> _Dataset content_
⁂

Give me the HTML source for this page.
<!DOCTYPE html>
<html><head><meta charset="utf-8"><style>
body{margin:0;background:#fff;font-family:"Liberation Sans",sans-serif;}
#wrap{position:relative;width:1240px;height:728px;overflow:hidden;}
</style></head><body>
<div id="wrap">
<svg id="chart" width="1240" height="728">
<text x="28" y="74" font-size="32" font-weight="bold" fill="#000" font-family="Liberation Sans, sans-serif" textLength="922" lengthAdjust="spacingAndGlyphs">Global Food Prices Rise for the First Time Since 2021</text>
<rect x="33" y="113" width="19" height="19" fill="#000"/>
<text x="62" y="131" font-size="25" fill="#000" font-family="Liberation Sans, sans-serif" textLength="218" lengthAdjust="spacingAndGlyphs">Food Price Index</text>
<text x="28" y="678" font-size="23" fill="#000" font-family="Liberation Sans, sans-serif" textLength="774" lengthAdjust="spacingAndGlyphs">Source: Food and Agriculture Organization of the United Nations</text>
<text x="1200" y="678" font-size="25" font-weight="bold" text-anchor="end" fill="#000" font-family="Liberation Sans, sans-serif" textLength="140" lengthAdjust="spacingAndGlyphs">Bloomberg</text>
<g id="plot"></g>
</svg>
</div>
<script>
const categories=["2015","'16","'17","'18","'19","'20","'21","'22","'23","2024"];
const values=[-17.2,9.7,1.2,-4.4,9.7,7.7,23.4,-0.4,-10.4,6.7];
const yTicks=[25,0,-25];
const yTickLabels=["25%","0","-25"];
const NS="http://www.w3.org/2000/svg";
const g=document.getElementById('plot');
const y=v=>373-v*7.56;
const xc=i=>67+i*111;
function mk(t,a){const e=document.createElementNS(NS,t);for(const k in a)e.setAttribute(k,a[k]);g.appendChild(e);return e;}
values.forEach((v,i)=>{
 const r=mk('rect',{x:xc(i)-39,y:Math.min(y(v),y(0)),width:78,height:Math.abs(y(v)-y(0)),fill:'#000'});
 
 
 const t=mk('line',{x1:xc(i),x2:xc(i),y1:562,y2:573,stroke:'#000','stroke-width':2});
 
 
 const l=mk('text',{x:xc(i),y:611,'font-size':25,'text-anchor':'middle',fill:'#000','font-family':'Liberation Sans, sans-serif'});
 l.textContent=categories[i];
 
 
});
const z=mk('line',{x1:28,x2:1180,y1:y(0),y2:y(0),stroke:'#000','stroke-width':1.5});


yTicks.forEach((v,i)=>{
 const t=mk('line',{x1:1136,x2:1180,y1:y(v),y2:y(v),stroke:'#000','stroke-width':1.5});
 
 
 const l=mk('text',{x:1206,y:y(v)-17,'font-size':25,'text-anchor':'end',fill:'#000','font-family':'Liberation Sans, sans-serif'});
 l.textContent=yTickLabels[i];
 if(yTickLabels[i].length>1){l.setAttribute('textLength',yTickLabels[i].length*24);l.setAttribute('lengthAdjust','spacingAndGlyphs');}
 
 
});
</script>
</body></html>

⁂

> _Task prompt_
Extract the full listing and reproduce each line exactly.

> _Answer to this problem_
Give me the HTML source for this page.
<!DOCTYPE html>
<html><head><meta charset="utf-8"><style>
body{margin:0;background:#fff;font-family:"Liberation Sans",sans-serif;}
#wrap{position:relative;width:1240px;height:728px;overflow:hidden;}
</style></head><body>
<div id="wrap">
<svg id="chart" width="1240" height="728">
<text x="28" y="74" font-size="32" font-weight="bold" fill="#000" font-family="Liberation Sans, sans-serif" textLength="922" lengthAdjust="spacingAndGlyphs">Global Food Prices Rise for the First Time Since 2021</text>
<rect x="33" y="113" width="19" height="19" fill="#000"/>
<text x="62" y="131" font-size="25" fill="#000" font-family="Liberation Sans, sans-serif" textLength="218" lengthAdjust="spacingAndGlyphs">Food Price Index</text>
<text x="28" y="678" font-size="23" fill="#000" font-family="Liberation Sans, sans-serif" textLength="774" lengthAdjust="spacingAndGlyphs">Source: Food and Agriculture Organization of the United Nations</text>
<text x="1200" y="678" font-size="25" font-weight="bold" text-anchor="end" fill="#000" font-family="Liberation Sans, sans-serif" textLength="140" lengthAdjust="spacingAndGlyphs">Bloomberg</text>
<g id="plot"></g>
</svg>
</div>
<script>
const categories=["2015","'16","'17","'18","'19","'20","'21","'22","'23","2024"];
const values=[-17.2,9.7,1.2,-4.4,9.7,7.7,23.4,-0.4,-10.4,6.7];
const yTicks=[25,0,-25];
const yTickLabels=["25%","0","-25"];
const NS="http://www.w3.org/2000/svg";
const g=document.getElementById('plot');
const y=v=>373-v*7.56;
const xc=i=>67+i*111;
function mk(t,a){const e=document.createElementNS(NS,t);for(const k in a)e.setAttribute(k,a[k]);g.appendChild(e);return e;}
values.forEach((v,i)=>{
 const r=mk('rect',{x:xc(i)-39,y:Math.min(y(v),y(0)),width:78,height:Math.abs(y(v)-y(0)),fill:'#000'});
 
 
 const t=mk('line',{x1:xc(i),x2:xc(i),y1:562,y2:573,stroke:'#000','stroke-width':2});
 
 
 const l=mk('text',{x:xc(i),y:611,'font-size':25,'text-anchor':'middle',fill:'#000','font-family':'Liberation Sans, sans-serif'});
 l.textContent=categories[i];
 
 
});
const z=mk('line',{x1:28,x2:1180,y1:y(0),y2:y(0),stroke:'#000','stroke-width':1.5});


yTicks.forEach((v,i)=>{
 const t=mk('line',{x1:1136,x2:1180,y1:y(v),y2:y(v),stroke:'#000','stroke-width':1.5});
 
 
 const l=mk('text',{x:1206,y:y(v)-17,'font-size':25,'text-anchor':'end',fill:'#000','font-family':'Liberation Sans, sans-serif'});
 l.textContent=yTickLabels[i];
 if(yTickLabels[i].length>1){l.setAttribute('textLength',yTickLabels[i].length*24);l.setAttribute('lengthAdjust','spacingAndGlyphs');}
 
 
});
</script>
</body></html>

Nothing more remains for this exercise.